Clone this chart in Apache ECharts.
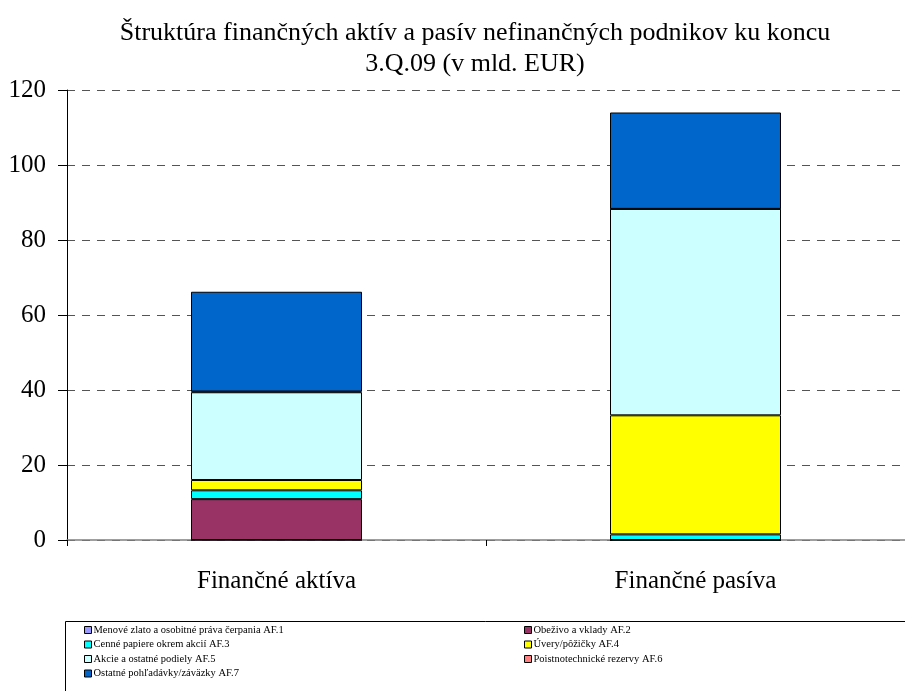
<!DOCTYPE html>
<html>
<head>
<meta charset="utf-8">
<script src="https://cdn.jsdelivr.net/npm/echarts@6/dist/echarts.min.js"></script>
<style>
  html, body { margin: 0; padding: 0; background: #fff; }
  #chart { width: 905px; height: 691px; }
</style>
</head>
<body>
<div id="chart"></div>
<script>
// kategórie a hodnoty (mld. EUR)
const categories = ['Finančné aktíva', 'Finančné pasíva']
const seriesNames = [
  'Menové zlato a osobitné práva čerpania AF.1',
  'Obeživo a vklady AF.2',
  'Cenné papiere okrem akcií AF.3',
  'Úvery/pôžičky AF.4',
  'Akcie a ostatné podiely AF.5',
  'Poistnotechnické rezervy AF.6',
  'Ostatné pohľadávky/záväzky AF.7'
]
const af1 = [0, 0]
const af2 = [10.9, 0]
const af3 = [2.35, 1.5]
const af4 = [2.75, 31.75]
const af5 = [23.4, 55.05]
const af6 = [0.2, 0]
const af7 = [26.6, 25.7]
const yTicks = [0, 20, 40, 60, 80, 100, 120]

const colors = ['#9999FF', '#993366', '#00FFFF', '#FFFF00', '#CCFFFF', '#FF8080', '#0066CC']
const values = [af1, af2, af3, af4, af5, af6, af7]
const font = 'Liberation Serif, Times New Roman, serif'

var myChart = echarts.init(document.getElementById('chart'))

const series = seriesNames.map((name, i) => ({
  name: name,
  type: 'bar',
  stack: 'total',
  barWidth: 171,
  itemStyle: {
    color: colors[i],
    borderColor: '#000',
    borderWidth: 1
  },
  data: values[i]
}))

const legendCommon = {
  orient: 'vertical',
  icon: 'rect',
  itemWidth: 7,
  itemHeight: 7,
  itemGap: 0.5,
  top: 623,
  itemStyle: { borderColor: '#000', borderWidth: 1 },
  textStyle: { fontFamily: font, fontSize: 10.5, color: '#000', lineHeight: 14, padding: [0, 0, 0, -3] },
  padding: 0
}

myChart.setOption({
  animation: false,
  title: {
    text: 'Štruktúra finančných aktív a pasív nefinančných podnikov ku koncu\n3.Q.09 (v mld. EUR)',
    left: 470,
    top: 13,
    textAlign: 'center',
    textStyle: {
      fontFamily: font,
      fontSize: 26,
      fontWeight: 'normal',
      color: '#000',
      lineHeight: 31
    }
  },
  legend: [
    Object.assign({}, legendCommon, {
      left: 84,
      data: [seriesNames[0], seriesNames[2], seriesNames[4], seriesNames[6]]
    }),
    Object.assign({}, legendCommon, {
      left: 524,
      data: [seriesNames[1], seriesNames[3], seriesNames[5]]
    })
  ],
  graphic: [
    {
      type: 'rect',
      shape: { x: 65.5, y: 621.5, width: 845, height: 80 },
      style: { fill: 'none', stroke: '#000', lineWidth: 1 },
      silent: true
    }
  ],
  grid: {
    left: 67,
    right: 0,
    top: 90,
    bottom: 151
  },
  xAxis: {
    type: 'category',
    data: categories,
    axisLine: { show: true, lineStyle: { color: '#808080', width: 1.5 } },
    axisTick: { show: true, alignWithLabel: false, length: 6, lineStyle: { color: '#000' } },
    axisLabel: {
      margin: 29,
      fontFamily: font,
      fontSize: 25,
      color: '#000'
    }
  },
  yAxis: {
    type: 'value',
    min: yTicks[0],
    max: yTicks[yTicks.length - 1],
    interval: 20,
    axisLine: { show: true, lineStyle: { color: '#000', width: 1 } },
    axisTick: { show: true, length: 9, lineStyle: { color: '#000' } },
    axisLabel: {
      margin: 21,
      fontFamily: font,
      fontSize: 25,
      color: '#000'
    },
    splitLine: {
      show: true,
      lineStyle: { color: '#555', type: [8, 7], width: 1 }
    }
  },
  series: series
})
</script>
</body>
</html>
+===+
**Problem description**
Return each line of the data, keeping its wording exact and omitting pictures.

**Answer to this exercise**
Clone this chart in Apache ECharts.
<!DOCTYPE html>
<html>
<head>
<meta charset="utf-8">
<script src="https://cdn.jsdelivr.net/npm/echarts@6/dist/echarts.min.js"></script>
<style>
  html, body { margin: 0; padding: 0; background: #fff; }
  #chart { width: 905px; height: 691px; }
</style>
</head>
<body>
<div id="chart"></div>
<script>
// kategórie a hodnoty (mld. EUR)
const categories = ['Finančné aktíva', 'Finančné pasíva']
const seriesNames = [
  'Menové zlato a osobitné práva čerpania AF.1',
  'Obeživo a vklady AF.2',
  'Cenné papiere okrem akcií AF.3',
  'Úvery/pôžičky AF.4',
  'Akcie a ostatné podiely AF.5',
  'Poistnotechnické rezervy AF.6',
  'Ostatné pohľadávky/záväzky AF.7'
]
const af1 = [0, 0]
const af2 = [10.9, 0]
const af3 = [2.35, 1.5]
const af4 = [2.75, 31.75]
const af5 = [23.4, 55.05]
const af6 = [0.2, 0]
const af7 = [26.6, 25.7]
const yTicks = [0, 20, 40, 60, 80, 100, 120]

const colors = ['#9999FF', '#993366', '#00FFFF', '#FFFF00', '#CCFFFF', '#FF8080', '#0066CC']
const values = [af1, af2, af3, af4, af5, af6, af7]
const font = 'Liberation Serif, Times New Roman, serif'

var myChart = echarts.init(document.getElementById('chart'))

const series = seriesNames.map((name, i) => ({
  name: name,
  type: 'bar',
  stack: 'total',
  barWidth: 171,
  itemStyle: {
    color: colors[i],
    borderColor: '#000',
    borderWidth: 1
  },
  data: values[i]
}))

const legendCommon = {
  orient: 'vertical',
  icon: 'rect',
  itemWidth: 7,
  itemHeight: 7,
  itemGap: 0.5,
  top: 623,
  itemStyle: { borderColor: '#000', borderWidth: 1 },
  textStyle: { fontFamily: font, fontSize: 10.5, color: '#000', lineHeight: 14, padding: [0, 0, 0, -3] },
  padding: 0
}

myChart.setOption({
  animation: false,
  title: {
    text: 'Štruktúra finančných aktív a pasív nefinančných podnikov ku koncu\n3.Q.09 (v mld. EUR)',
    left: 470,
    top: 13,
    textAlign: 'center',
    textStyle: {
      fontFamily: font,
      fontSize: 26,
      fontWeight: 'normal',
      color: '#000',
      lineHeight: 31
    }
  },
  legend: [
    Object.assign({}, legendCommon, {
      left: 84,
      data: [seriesNames[0], seriesNames[2], seriesNames[4], seriesNames[6]]
    }),
    Object.assign({}, legendCommon, {
      left: 524,
      data: [seriesNames[1], seriesNames[3], seriesNames[5]]
    })
  ],
  graphic: [
    {
      type: 'rect',
      shape: { x: 65.5, y: 621.5, width: 845, height: 80 },
      style: { fill: 'none', stroke: '#000', lineWidth: 1 },
      silent: true
    }
  ],
  grid: {
    left: 67,
    right: 0,
    top: 90,
    bottom: 151
  },
  xAxis: {
    type: 'category',
    data: categories,
    axisLine: { show: true, lineStyle: { color: '#808080', width: 1.5 } },
    axisTick: { show: true, alignWithLabel: false, length: 6, lineStyle: { color: '#000' } },
    axisLabel: {
      margin: 29,
      fontFamily: font,
      fontSize: 25,
      color: '#000'
    }
  },
  yAxis: {
    type: 'value',
    min: yTicks[0],
    max: yTicks[yTicks.length - 1],
    interval: 20,
    axisLine: { show: true, lineStyle: { color: '#000', width: 1 } },
    axisTick: { show: true, length: 9, lineStyle: { color: '#000' } },
    axisLabel: {
      margin: 21,
      fontFamily: font,
      fontSize: 25,
      color: '#000'
    },
    splitLine: {
      show: true,
      lineStyle: { color: '#555', type: [8, 7], width: 1 }
    }
  },
  series: series
})
</script>
</body>
</html>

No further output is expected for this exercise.